Automated QA adds significant value to the assessment process. Advanced AI algorithms can sift through a huge amount of data, which can be both structured or unstructured—such as call transcripts, audio recordings and emails—to identify consistent patterns, precisely and without any bias. It can evaluate relevant interactions that significantly influence overall process KPIs to provide a comprehensive and fair assessment of employee performance.
Additionally, automated QA systems continuously monitor and analyze interactions providing real-time feedback and insights. This allows for immediate corrective actions and improvement, rather than waiting for periodic reviews. Employees receive timely feedback, enhancing their skill development on-the-go.
Automated processes also reduce the manual workload of supervisors, freeing up their time to focus on activities such as coaching, providing feedback and developing employee skills. QA data analytics can thus ensure a consistent, fair and effective quality assurance process in BPOs.
Predictive Analytics is another vital leverage for BPOs to achieve a more proactive, efficient, and customer-centric operations, ultimately leading to better business outcomes and workforce management.
Predictive analytics parses historical data to provide key insights into customer expectations, preferences and issues. Importantly, it anticipates future needs and behavior, which allow BPOs to roll out strategies in advance to enhance positive experiences and elevate CX. Actions based on foresight improve CSAT scores, winning customer loyalty and trust.

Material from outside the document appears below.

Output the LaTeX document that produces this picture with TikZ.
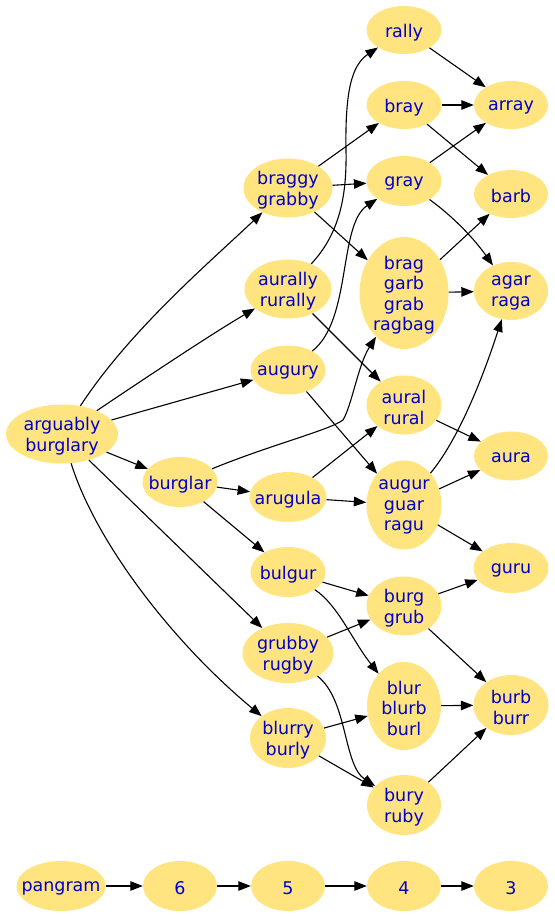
\documentclass[tikz,border=0pt]{standalone}
\usepackage{fontspec}
\setmainfont{DejaVu Sans}
\usetikzlibrary{shapes.geometric,arrows.meta}
\definecolor{nodefill}{RGB}{255,228,128}
\definecolor{nodetext}{RGB}{0,0,205}
\tikzset{
  wn/.style={ellipse, fill=nodefill, draw=none, inner sep=0pt},
  wtext/.style={inner sep=0pt, align=center, text=nodetext,
    font=\fontsize{17.5}{20.6}\selectfont, yshift=-2.2pt},
  edge/.style={draw=black, line width=1.1pt, -{Triangle[length=12.5pt,width=9.5pt]}}
}
\newcommand{\wnode}[6]{\node[wn, minimum width=#4pt, minimum height=#5pt,
  label={[wtext]center:#6}] (#1) at (#2,#3) {};}
\begin{document}
\begin{tikzpicture}[x=1pt,y=-1pt]
\useasboundingbox (0,0) rectangle (554,917);
\wnode{rally}{404}{30}{75}{48}{rally}
\wnode{array}{511}{105}{74}{48}{array}
\wnode{bray}{404}{105}{75}{48}{bray}
\wnode{gray}{404}{181}{75}{50}{gray}
\wnode{barb}{511}{194}{74}{48}{barb}
\wnode{braggy}{288}{188}{89}{59}{braggy\\grabby}
\wnode{brag}{404}{293}{89}{112}{brag\\garb\\grab\\ragbag}
\wnode{agar}{511}{291}{74}{58}{agar\\raga}
\wnode{aurally}{288}{289}{87}{59}{aurally\\rurally}
\wnode{augury}{288}{370}{75}{49}{augury}
\wnode{aural}{404}{405}{75}{59}{aural\\rural}
\wnode{arguably}{62}{434}{112}{59}{arguably\\burglary}
\wnode{aura}{511}{456}{74}{49}{aura}
\wnode{burglar}{180}{482}{75}{50}{burglar}
\wnode{arugula}{288}{497}{77}{50}{arugula}
\wnode{augur}{404}{505}{75}{89}{augur\\guar\\ragu}
\wnode{bulgur}{288}{572}{75}{50}{bulgur}
\wnode{guru}{511}{568}{75}{50}{guru}
\wnode{burg}{404}{606}{75}{59}{burg\\grub}
\wnode{grubby}{288}{653}{91}{60}{grubby\\rugby}
\wnode{blur}{404}{706}{74}{88}{blur\\blurb\\burl}
\wnode{burb}{511}{705}{75}{60}{burb\\burr}
\wnode{blurry}{288}{738}{76}{60}{blurry\\burly}
\wnode{bury}{404}{805}{74}{60}{bury\\ruby}
\wnode{pangram}{61}{886}{89}{50}{pangram}
\wnode{n6}{180}{886}{74}{50}{6}
\wnode{n5}{288}{886}{74}{50}{5}
\wnode{n4}{404}{886}{74}{50}{4}
\wnode{n3}{511}{886}{74}{50}{3}
\coordinate (r1) at (346,150);
\coordinate (b1) at (343,420);
% from arguably
\draw[edge] (arguably) .. controls (130,330) and (210,262) .. (braggy);
\draw[edge] (arguably) .. controls (150,375) and (210,335) .. (aurally);
\draw[edge] (arguably) -- (augury);
\draw[edge] (arguably) -- (burglar);
\draw[edge] (arguably) -- (grubby);
\draw[edge] (arguably) .. controls (95,540) and (170,640) .. (blurry);
% braggy
\draw[edge] (braggy) -- (bray);
\draw[edge] (braggy) -- (gray);
\draw[edge] (braggy) -- (brag);
% aurally
\draw[edge] (aurally) .. controls (338,235) and (347,200) .. (r1) .. controls (345,90) and (352,65) .. (rally);
\draw[edge] (aurally) -- (aural);
% augury
\draw[edge] (augury) .. controls (352,320) and (338,225) .. (gray);
\draw[edge] (augury) -- (augur);
% burglar
\draw[edge] (burglar) .. controls (270,445) and (330,430) .. (b1) .. controls (352,405) and (358,365) .. (brag);
\draw[edge] (burglar) -- (arugula);
\draw[edge] (burglar) -- (bulgur);
% arugula
\draw[edge] (arugula) -- (aural);
\draw[edge] (arugula) -- (augur);
% bulgur
\draw[edge] (bulgur) -- (burg);
\draw[edge] (bulgur) .. controls (338,605) and (352,640) .. (blur);
% grubby
\draw[edge] (grubby) -- (burg);
\draw[edge] (grubby) .. controls (348,700) and (343,765) .. (bury);
% blurry
\draw[edge] (blurry) -- (blur);
\draw[edge] (blurry) -- (bury);
% right column
\draw[edge] (rally) -- (array);
\draw[edge] (bray) -- (array);
\draw[edge] (bray) -- (barb);
\draw[edge] (gray) -- (array);
\draw[edge] (gray) .. controls (455,218) and (475,240) .. (agar);
\draw[edge] (brag) -- (barb);
\draw[edge] (brag) -- (agar);
\draw[edge] (aural) -- (aura);
\draw[edge] (augur) .. controls (458,440) and (482,380) .. (agar);
\draw[edge] (augur) -- (aura);
\draw[edge] (augur) -- (guru);
\draw[edge] (burg) -- (guru);
\draw[edge] (burg) -- (burb);
\draw[edge] (blur) -- (burb);
\draw[edge] (bury) -- (burb);
% bottom chain
\draw[edge] (pangram) -- (n6);
\draw[edge] (n6) -- (n5);
\draw[edge] (n5) -- (n4);
\draw[edge] (n4) -- (n3);
\end{tikzpicture}
\end{document}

This also plays a crucial role in controlling churn and improving upsell and cross-sell opportunities. By identifying customers who are at risk of churning, BPOs can implement targeted retention strategies like a personalized offer or enhanced support. Further, armed with insight on customer preferences and purchase history, BPOs can make relevant and timely upsell and cross-sell recommendations, cashing on the opportunities to improve revenue.
When applied to workforce management, predictive analytics can forecast future staffing requirements with high accuracy considering past call volumes, peaks, resolution time etc. Proactive resource management improves operational efficiency, reduces wait times and controls overstaffing or overtime costs.
Analytics also find a highly useful application in controlling burnout and reducing agent churn which is a critical challenge for BPOs. High levels of stress and turnover not only impact employee well-being but also degrade the quality of customer service.
A basic way to control burnout is through better workload management. Using data analytics, BPOs can monitor agent workloads and identify patterns, like agent who consistently handle difficult calls or work challenging shifts more than others, that can lead to stress and fatigue. A proactive effort for equitable distribution ensures no single agent is overwhelmed, maintaining a healthy work-life balance for all.
Analytics can provide unbiased insights into why many agents leave. Targeted retention strategies like career development, recognition or competency development training address these issues and reduce churn.
Conclusion
The journey from Fredrick Taylor’s principles of scientific management to the sophisticated use of AI and analytics in BPOs today demonstrates the remarkable evolution of workforce management practices. This progression underscores the importance of data-driven decision-making and its profound impact on organizational efficiency and employee satisfaction.
As BPOs continue to invest and develop advanced analytics applications they can expect to achieve greater operational efficiency, higher employee productivity and morale, reduced churn and a more engaged workforce – all leading to sustained success in a highly competitive marketplace.